I have considered the material placed before me in respect of the two applications. I take the following view of this matter. The initial application was brought under Section 79G Civil Procedure Act which states in the proviso that:
“Provided that an appeal may be admitted out of time if the appellant satisfies the court that he had good and sufficient cause for not filing appeal on time.”
In grounds opposing the first application, the respondent accuses the appellant of latches. From the appellant’s affidavits it is not clear why she and her counsel were absent during the delivery of the impugned Lower Court ruling. The respondents are shown to have been present (annexture OC3). Further, no explanation is given for the two month hiatus between the delivery of the ruling and the lodging of the first application.

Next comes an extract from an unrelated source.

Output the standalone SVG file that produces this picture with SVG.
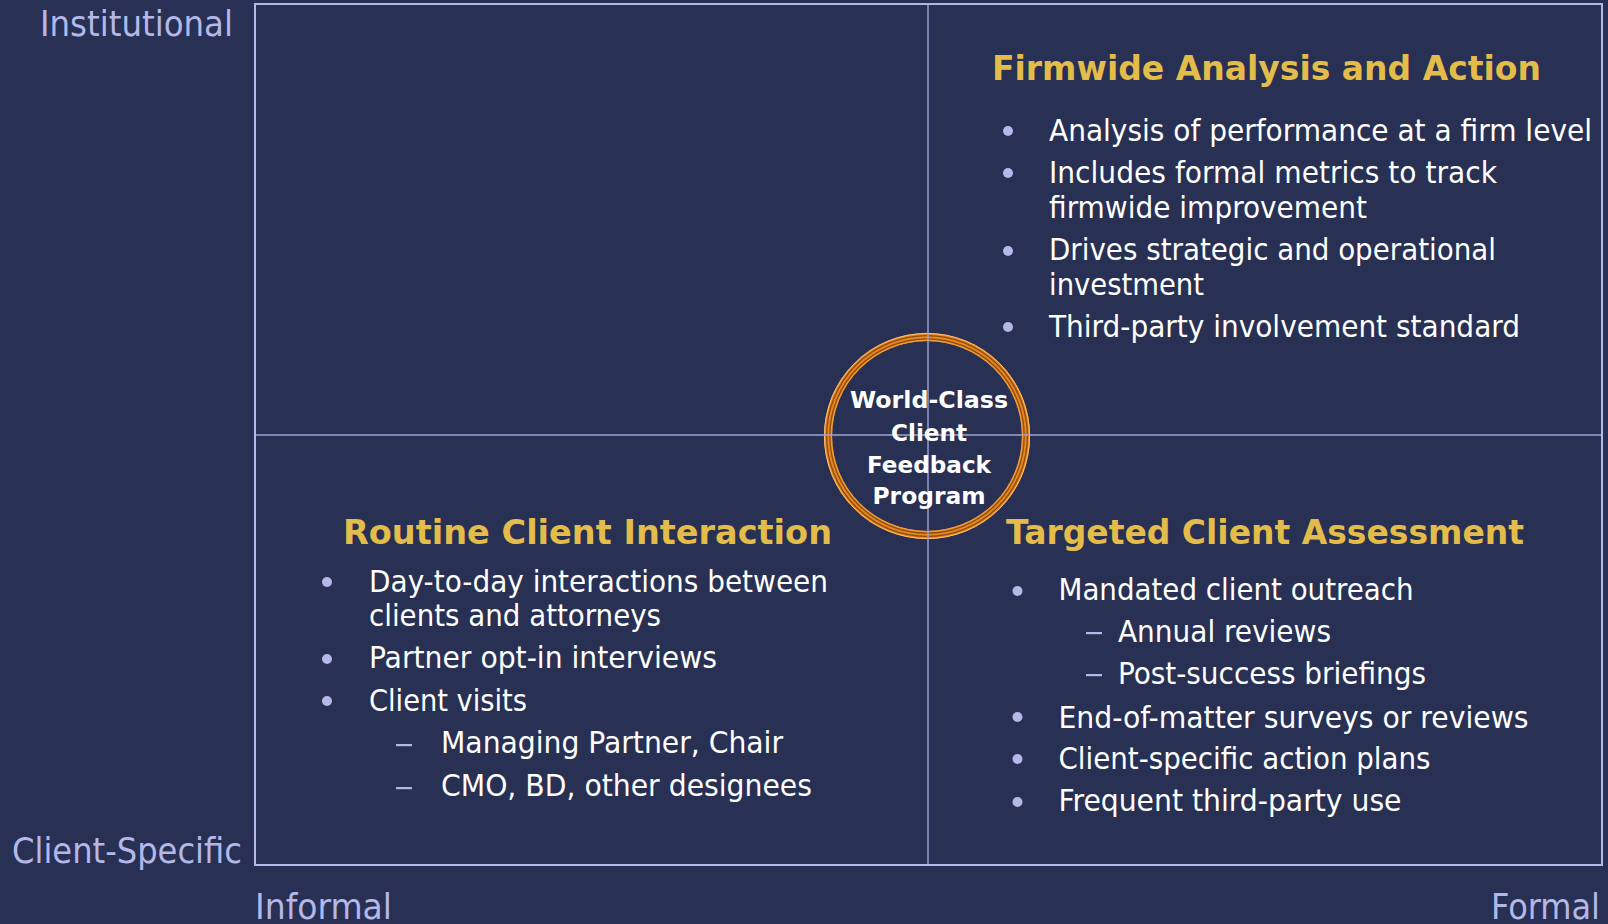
<svg xmlns="http://www.w3.org/2000/svg" width="1608" height="924" viewBox="0 0 1608 924">
  <style>
    .axis { font-family: "DejaVu Sans Condensed", "DejaVu Sans", sans-serif; font-stretch: condensed; font-size: 36px; fill: #B3B8E8; }
    .head { font-family: "DejaVu Sans", "Liberation Sans", sans-serif; font-weight: bold; font-size: 34px; fill: #E3BC4A; }
    .body { font-family: "DejaVu Sans Condensed", "DejaVu Sans", sans-serif; font-stretch: condensed; font-size: 30px; fill: #FFFFFF; }
    .hub { font-family: "DejaVu Sans", "Liberation Sans", sans-serif; font-weight: bold; font-size: 23.5px; fill: #FFFFFF; text-anchor: middle; }
    .dot { fill: #B3B8E8; }
    .dash { fill: #B3B8E8; }
    .frame { fill: none; stroke: #B3B8E8; stroke-width: 2; }
    .grid { stroke: #9EA4D6; stroke-width: 1.4; }
  </style>

  <!-- background -->
  <rect x="0" y="0" width="1608" height="924" fill="#283054"/>

  <!-- axis labels -->
  <g id="axis-labels">
    <text class="axis" x="40" y="36" textLength="193" lengthAdjust="spacingAndGlyphs">Institutional</text>
    <text class="axis" x="12" y="863" textLength="230" lengthAdjust="spacingAndGlyphs">Client-Specific</text>
    <text class="axis" x="255" y="919" textLength="137" lengthAdjust="spacingAndGlyphs">Informal</text>
    <text class="axis" x="1491" y="919" textLength="109" lengthAdjust="spacingAndGlyphs">Formal</text>
  </g>

  <!-- hub ring (drawn under the quadrant dividers) -->
  <g id="hub-ring" fill="none">
    <circle cx="927" cy="436" r="99" stroke="#E8881C" stroke-width="8"/>
    <circle cx="927" cy="436" r="102.6" stroke="#FDBE72" stroke-width="1"/>
    <circle cx="927" cy="436" r="100.4" stroke="#8A4A12" stroke-width="1.3"/>
    <circle cx="927" cy="436" r="97.2" stroke="#8A4A12" stroke-width="1.2"/>
    <circle cx="927" cy="436" r="95.4" stroke="#F6A445" stroke-width="0.9"/>
  </g>

  <!-- quadrant frame and dividers -->
  <g id="connectors">
    <rect class="frame" x="255" y="4" width="1347" height="861"/>
    <line class="grid" x1="928" y1="5" x2="928" y2="864"/>
    <line class="grid" x1="256" y1="435" x2="1601" y2="435"/>
  </g>

  <!-- centre hub label -->
  <g id="hub">
    <text class="hub" x="929" y="408" textLength="158" lengthAdjust="spacingAndGlyphs">World-Class</text>
    <text class="hub" x="929" y="440.5" textLength="76" lengthAdjust="spacingAndGlyphs">Client</text>
    <text class="hub" x="929" y="472.5" textLength="124" lengthAdjust="spacingAndGlyphs">Feedback</text>
    <text class="hub" x="929" y="504" textLength="113" lengthAdjust="spacingAndGlyphs">Program</text>
  </g>

  <!-- top-right quadrant -->
  <g id="firmwide">
    <text class="head" x="992" y="80" textLength="549" lengthAdjust="spacingAndGlyphs">Firmwide Analysis and Action</text>
    <circle class="dot" cx="1008" cy="131" r="5"/>
    <circle class="dot" cx="1008" cy="173" r="5"/>
    <circle class="dot" cx="1008" cy="251" r="5"/>
    <circle class="dot" cx="1008" cy="327" r="5"/>
    <text class="body" x="1049" y="141" textLength="543" lengthAdjust="spacingAndGlyphs">Analysis of performance at a firm level</text>
    <text class="body" x="1049" y="183" textLength="448" lengthAdjust="spacingAndGlyphs">Includes formal metrics to track</text>
    <text class="body" x="1049" y="218" textLength="318" lengthAdjust="spacingAndGlyphs">firmwide improvement</text>
    <text class="body" x="1049" y="260" textLength="447" lengthAdjust="spacingAndGlyphs">Drives strategic and operational</text>
    <text class="body" x="1049" y="295" textLength="155" lengthAdjust="spacingAndGlyphs">investment</text>
    <text class="body" x="1049" y="337" textLength="471" lengthAdjust="spacingAndGlyphs">Third-party involvement standard</text>
  </g>

  <!-- bottom-left quadrant -->
  <g id="routine">
    <text class="head" x="343" y="544" textLength="489" lengthAdjust="spacingAndGlyphs">Routine Client Interaction</text>
    <circle class="dot" cx="327" cy="582" r="5"/>
    <circle class="dot" cx="327" cy="659" r="5"/>
    <circle class="dot" cx="327" cy="701" r="5"/>
    <text class="body" x="369" y="592" textLength="459" lengthAdjust="spacingAndGlyphs">Day-to-day interactions between</text>
    <text class="body" x="369" y="626" textLength="292" lengthAdjust="spacingAndGlyphs">clients and attorneys</text>
    <text class="body" x="369" y="668" textLength="348" lengthAdjust="spacingAndGlyphs">Partner opt-in interviews</text>
    <text class="body" x="369" y="711" textLength="158" lengthAdjust="spacingAndGlyphs">Client visits</text>
    <rect class="dash" x="396" y="744" width="16" height="2.2"/>
    <text class="body" x="441" y="753" textLength="342" lengthAdjust="spacingAndGlyphs">Managing Partner, Chair</text>
    <rect class="dash" x="396" y="787" width="16" height="2.2"/>
    <text class="body" x="441" y="796" textLength="371" lengthAdjust="spacingAndGlyphs">CMO, BD, other designees</text>
  </g>

  <!-- bottom-right quadrant -->
  <g id="targeted">
    <text class="head" x="1006" y="544" textLength="518" lengthAdjust="spacingAndGlyphs">Targeted Client Assessment</text>
    <circle class="dot" cx="1017.5" cy="591" r="5"/>
    <circle class="dot" cx="1017.5" cy="717" r="5"/>
    <circle class="dot" cx="1017.5" cy="759" r="5"/>
    <circle class="dot" cx="1017.5" cy="802" r="5"/>
    <text class="body" x="1058.5" y="600" textLength="355" lengthAdjust="spacingAndGlyphs">Mandated client outreach</text>
    <rect class="dash" x="1086" y="632" width="16" height="2.2"/>
    <text class="body" x="1118" y="642" textLength="213" lengthAdjust="spacingAndGlyphs">Annual reviews</text>
    <rect class="dash" x="1086" y="674" width="16" height="2.2"/>
    <text class="body" x="1118" y="684" textLength="308" lengthAdjust="spacingAndGlyphs">Post-success briefings</text>
    <text class="body" x="1058.5" y="728" textLength="470" lengthAdjust="spacingAndGlyphs">End-of-matter surveys or reviews</text>
    <text class="body" x="1058.5" y="769" textLength="372" lengthAdjust="spacingAndGlyphs">Client-specific action plans</text>
    <text class="body" x="1058.5" y="811" textLength="343" lengthAdjust="spacingAndGlyphs">Frequent third-party use</text>
  </g>
</svg>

Even if the court were to consider the delay of two months excusable, the applicant’s conduct subsequent to the order herein of 21st June, 2013 inexplicable. She did not serve the conditional stay order on the respondent, or comply with the order for deposit of the decretal sum in ten days. Instead, she came to court over one month later to offer an alternative security and enlargement of time. Apart from the bald deposition in her affidavit that she had been unable to raise the deposit, she did not attach any evidence of her financial position. Having failed to serve the two applications on the respondent on time, the hearing was adjourned on 29th July, 2013. The applicant subsequently failed to persuade this court on 6th August, 2013 to grant an exparte order. She went back before the Lower Court in the primary suit and filed an application for stay and successfully obtained exparte orders of stay of execution on 8th August, 2013 (see annexture CO1 to replying affidavit of the respondent, Castro Otiende). That application was due for interpartes hearing on 22nd August, 2013 before the Lower Court. The orders of the Lower Court were procured during the pendency of the two applications herein. The applicant did not obviously disclose this fact to the Lower Court.

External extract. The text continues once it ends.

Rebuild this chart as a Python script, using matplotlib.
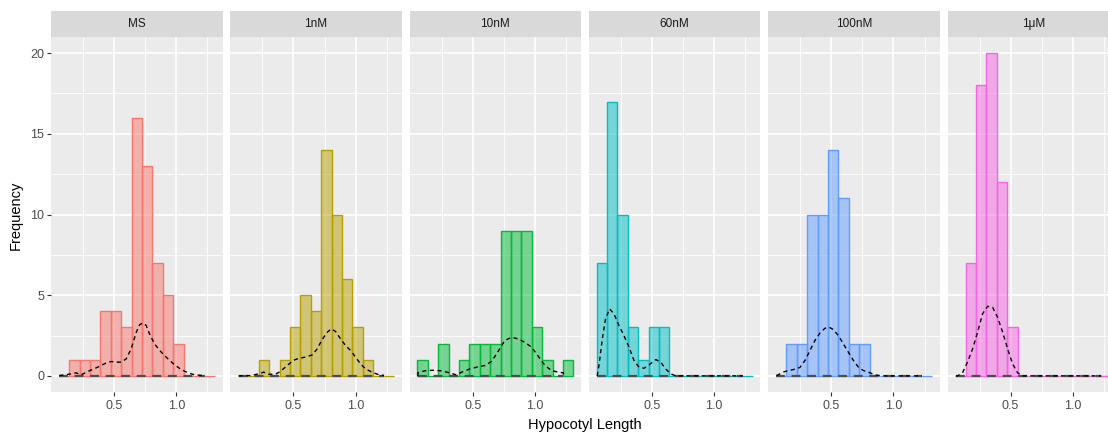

Therefore, while the 2nd applicant may have been entitled to some sympathy and her application for review considered under the limb of “any other sufficient cause” under Order 45 rule 1 of the Civil Procedure Rules, her delay in bringing the second application and the material non-disclosure before the Lower Court on 8th august, 2013 militate against this. Indeed her entire conduct in these matters leaves a lot to be desired. The applicant is guilty of latches.
In the circumstances, and solely for purposes of doing justice, I would only grant the prayer No. 2 in the Notice of Motion filed on 21st June, 2013 which is also replicated in prayer (b) of the Notice of Motion filed on 24th July, 2013, allowing leave to the appellant to file an appeal within fourteen days of today’s date.
Prayer 3 of the Notice of Motion filed on 21st June, 2013 is spent and was the basis of prayer 3 of the Notice of Motion filed on 24th July, 2013. Nothing would have been achieved by these prayers even if the applications had merit, which is not the case.
Apart from the order grant of leave to file an appeal out of time within fourteen days of today’s date the two applications have failed and are dismissed accordingly with costs to the respondent.
Delivered and signed at Malindi this 28th day of March, 2014 in the absence of the parties.